**What is expected:** Reproduce nothing but the lines from the start of the material through the line that includes "linewidth=1, zorder=3)", both ends included, and omit every picture.

**Exercise materials:**
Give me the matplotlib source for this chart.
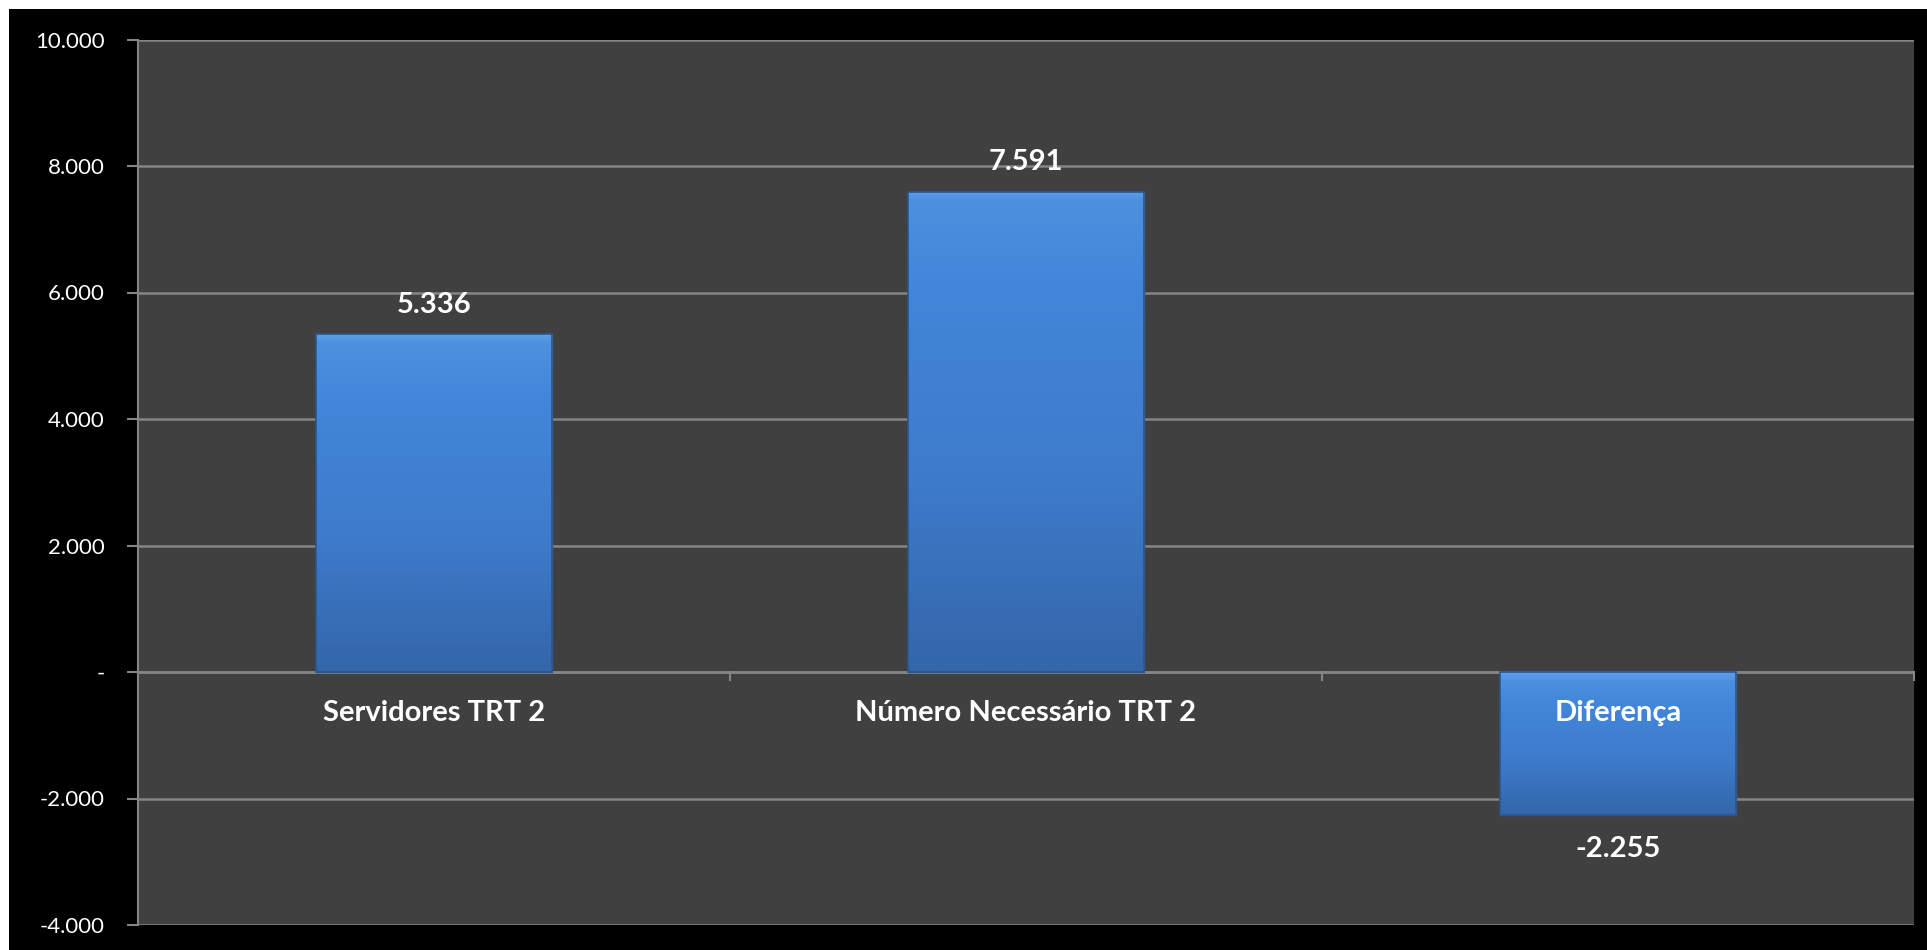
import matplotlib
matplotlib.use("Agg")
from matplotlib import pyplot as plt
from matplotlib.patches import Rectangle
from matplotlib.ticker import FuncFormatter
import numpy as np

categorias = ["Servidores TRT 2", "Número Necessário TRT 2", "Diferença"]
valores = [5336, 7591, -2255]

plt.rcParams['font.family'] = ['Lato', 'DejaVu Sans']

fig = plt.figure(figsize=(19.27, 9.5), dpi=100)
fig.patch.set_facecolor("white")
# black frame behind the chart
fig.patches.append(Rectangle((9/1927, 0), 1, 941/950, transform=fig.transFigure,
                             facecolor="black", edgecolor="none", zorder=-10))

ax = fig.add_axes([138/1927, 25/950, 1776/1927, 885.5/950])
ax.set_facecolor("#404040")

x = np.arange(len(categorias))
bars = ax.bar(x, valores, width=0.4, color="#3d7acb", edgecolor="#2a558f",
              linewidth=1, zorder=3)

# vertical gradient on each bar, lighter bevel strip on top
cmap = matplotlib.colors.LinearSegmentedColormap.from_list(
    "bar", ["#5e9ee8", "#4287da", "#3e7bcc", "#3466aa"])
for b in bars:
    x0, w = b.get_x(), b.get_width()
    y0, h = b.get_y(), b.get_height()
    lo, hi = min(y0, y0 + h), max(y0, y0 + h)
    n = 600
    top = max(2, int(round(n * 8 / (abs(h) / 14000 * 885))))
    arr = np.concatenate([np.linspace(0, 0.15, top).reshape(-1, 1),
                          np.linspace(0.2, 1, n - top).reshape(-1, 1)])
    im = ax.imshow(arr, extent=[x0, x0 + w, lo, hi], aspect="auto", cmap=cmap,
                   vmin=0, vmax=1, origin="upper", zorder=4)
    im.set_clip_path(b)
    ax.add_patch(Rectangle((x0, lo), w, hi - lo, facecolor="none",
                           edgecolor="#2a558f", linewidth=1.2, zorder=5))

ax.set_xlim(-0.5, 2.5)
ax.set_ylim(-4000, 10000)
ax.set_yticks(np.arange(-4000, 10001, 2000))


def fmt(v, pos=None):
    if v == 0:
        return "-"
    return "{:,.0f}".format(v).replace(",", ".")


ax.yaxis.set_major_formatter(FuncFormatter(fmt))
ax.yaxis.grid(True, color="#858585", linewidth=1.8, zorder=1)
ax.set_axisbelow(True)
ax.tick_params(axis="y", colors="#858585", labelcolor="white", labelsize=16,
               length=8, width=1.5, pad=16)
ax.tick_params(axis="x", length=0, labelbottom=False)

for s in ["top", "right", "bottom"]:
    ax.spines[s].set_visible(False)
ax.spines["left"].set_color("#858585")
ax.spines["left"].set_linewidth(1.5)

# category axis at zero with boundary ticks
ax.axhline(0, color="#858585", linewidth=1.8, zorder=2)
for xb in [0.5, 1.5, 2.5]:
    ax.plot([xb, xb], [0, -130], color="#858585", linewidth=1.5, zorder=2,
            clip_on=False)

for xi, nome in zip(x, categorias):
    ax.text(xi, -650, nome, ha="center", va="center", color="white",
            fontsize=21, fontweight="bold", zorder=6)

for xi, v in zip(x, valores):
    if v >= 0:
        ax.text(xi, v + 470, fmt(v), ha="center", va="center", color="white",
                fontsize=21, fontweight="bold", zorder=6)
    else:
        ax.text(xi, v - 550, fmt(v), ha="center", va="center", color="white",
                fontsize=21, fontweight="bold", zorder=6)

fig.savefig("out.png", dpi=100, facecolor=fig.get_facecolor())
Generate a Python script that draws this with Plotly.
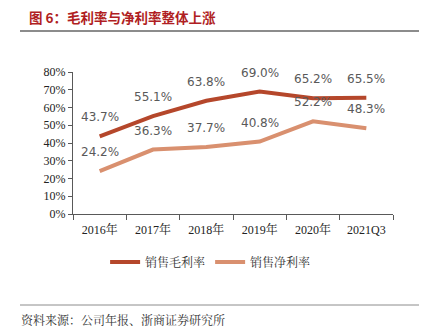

**Response:**
Give me the matplotlib source for this chart.
import matplotlib
matplotlib.use("Agg")
from matplotlib import pyplot as plt
from matplotlib.patches import Rectangle
from matplotlib.ticker import FuncFormatter
import numpy as np

categorias = ["Servidores TRT 2", "Número Necessário TRT 2", "Diferença"]
valores = [5336, 7591, -2255]

plt.rcParams['font.family'] = ['Lato', 'DejaVu Sans']

fig = plt.figure(figsize=(19.27, 9.5), dpi=100)
fig.patch.set_facecolor("white")
# black frame behind the chart
fig.patches.append(Rectangle((9/1927, 0), 1, 941/950, transform=fig.transFigure,
                             facecolor="black", edgecolor="none", zorder=-10))

ax = fig.add_axes([138/1927, 25/950, 1776/1927, 885.5/950])
ax.set_facecolor("#404040")

x = np.arange(len(categorias))
bars = ax.bar(x, valores, width=0.4, color="#3d7acb", edgecolor="#2a558f",
              linewidth=1, zorder=3)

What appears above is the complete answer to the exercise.